Material provided:
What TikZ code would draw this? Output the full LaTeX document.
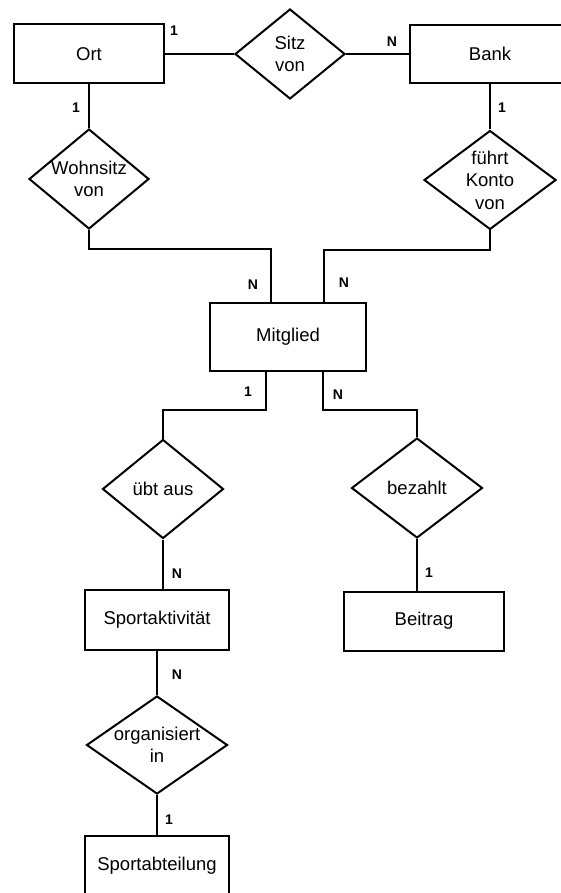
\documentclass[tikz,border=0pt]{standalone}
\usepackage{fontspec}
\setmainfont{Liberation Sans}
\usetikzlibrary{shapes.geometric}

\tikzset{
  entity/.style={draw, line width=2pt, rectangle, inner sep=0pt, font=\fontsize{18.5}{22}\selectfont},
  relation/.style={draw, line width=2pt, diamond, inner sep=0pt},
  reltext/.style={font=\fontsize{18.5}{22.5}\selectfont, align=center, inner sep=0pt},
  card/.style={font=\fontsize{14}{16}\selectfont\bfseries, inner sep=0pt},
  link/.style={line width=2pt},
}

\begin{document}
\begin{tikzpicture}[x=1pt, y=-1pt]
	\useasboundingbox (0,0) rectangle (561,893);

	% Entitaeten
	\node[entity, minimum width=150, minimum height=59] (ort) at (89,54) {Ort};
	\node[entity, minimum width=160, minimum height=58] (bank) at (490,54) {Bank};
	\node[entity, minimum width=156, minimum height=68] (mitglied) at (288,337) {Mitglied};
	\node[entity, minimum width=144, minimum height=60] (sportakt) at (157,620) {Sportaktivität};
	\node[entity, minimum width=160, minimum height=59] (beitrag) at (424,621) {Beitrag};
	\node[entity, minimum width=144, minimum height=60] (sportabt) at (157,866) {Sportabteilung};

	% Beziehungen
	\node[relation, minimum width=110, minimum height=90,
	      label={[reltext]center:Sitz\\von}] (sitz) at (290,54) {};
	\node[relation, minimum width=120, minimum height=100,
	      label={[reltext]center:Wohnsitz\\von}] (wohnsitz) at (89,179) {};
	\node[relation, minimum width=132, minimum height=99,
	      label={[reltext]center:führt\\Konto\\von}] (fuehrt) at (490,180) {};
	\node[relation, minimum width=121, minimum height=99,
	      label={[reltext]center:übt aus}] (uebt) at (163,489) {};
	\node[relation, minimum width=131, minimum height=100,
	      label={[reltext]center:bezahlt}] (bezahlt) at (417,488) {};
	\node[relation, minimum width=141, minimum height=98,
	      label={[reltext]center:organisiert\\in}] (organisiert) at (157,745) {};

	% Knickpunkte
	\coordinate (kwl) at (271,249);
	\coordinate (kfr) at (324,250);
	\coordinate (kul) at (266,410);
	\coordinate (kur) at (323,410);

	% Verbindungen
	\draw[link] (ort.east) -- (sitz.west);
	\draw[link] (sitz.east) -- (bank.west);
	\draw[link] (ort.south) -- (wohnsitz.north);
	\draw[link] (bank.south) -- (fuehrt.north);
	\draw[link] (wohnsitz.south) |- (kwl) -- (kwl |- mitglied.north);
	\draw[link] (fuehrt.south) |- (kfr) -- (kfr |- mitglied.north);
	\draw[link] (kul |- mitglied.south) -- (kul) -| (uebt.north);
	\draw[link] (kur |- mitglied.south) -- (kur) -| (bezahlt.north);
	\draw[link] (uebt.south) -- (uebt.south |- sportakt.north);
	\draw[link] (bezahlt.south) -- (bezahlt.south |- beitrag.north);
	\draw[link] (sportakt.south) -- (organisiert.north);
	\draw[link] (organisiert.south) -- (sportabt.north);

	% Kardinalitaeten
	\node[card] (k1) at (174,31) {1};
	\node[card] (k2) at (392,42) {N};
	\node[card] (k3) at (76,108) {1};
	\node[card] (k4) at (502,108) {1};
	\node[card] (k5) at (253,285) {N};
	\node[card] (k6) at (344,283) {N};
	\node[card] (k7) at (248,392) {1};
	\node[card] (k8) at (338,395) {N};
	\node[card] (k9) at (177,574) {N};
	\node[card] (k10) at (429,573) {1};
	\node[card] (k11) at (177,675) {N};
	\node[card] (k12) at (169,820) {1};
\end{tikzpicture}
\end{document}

Aim: Only the lines from the top of the data through the line with "(0,0) rectangle (561,893);" should be quoted, exactly and with both ends kept; skip the pictures.

Response below:
What TikZ code would draw this? Output the full LaTeX document.
\documentclass[tikz,border=0pt]{standalone}
\usepackage{fontspec}
\setmainfont{Liberation Sans}
\usetikzlibrary{shapes.geometric}

\tikzset{
  entity/.style={draw, line width=2pt, rectangle, inner sep=0pt, font=\fontsize{18.5}{22}\selectfont},
  relation/.style={draw, line width=2pt, diamond, inner sep=0pt},
  reltext/.style={font=\fontsize{18.5}{22.5}\selectfont, align=center, inner sep=0pt},
  card/.style={font=\fontsize{14}{16}\selectfont\bfseries, inner sep=0pt},
  link/.style={line width=2pt},
}

\begin{document}
\begin{tikzpicture}[x=1pt, y=-1pt]
	\useasboundingbox (0,0) rectangle (561,893);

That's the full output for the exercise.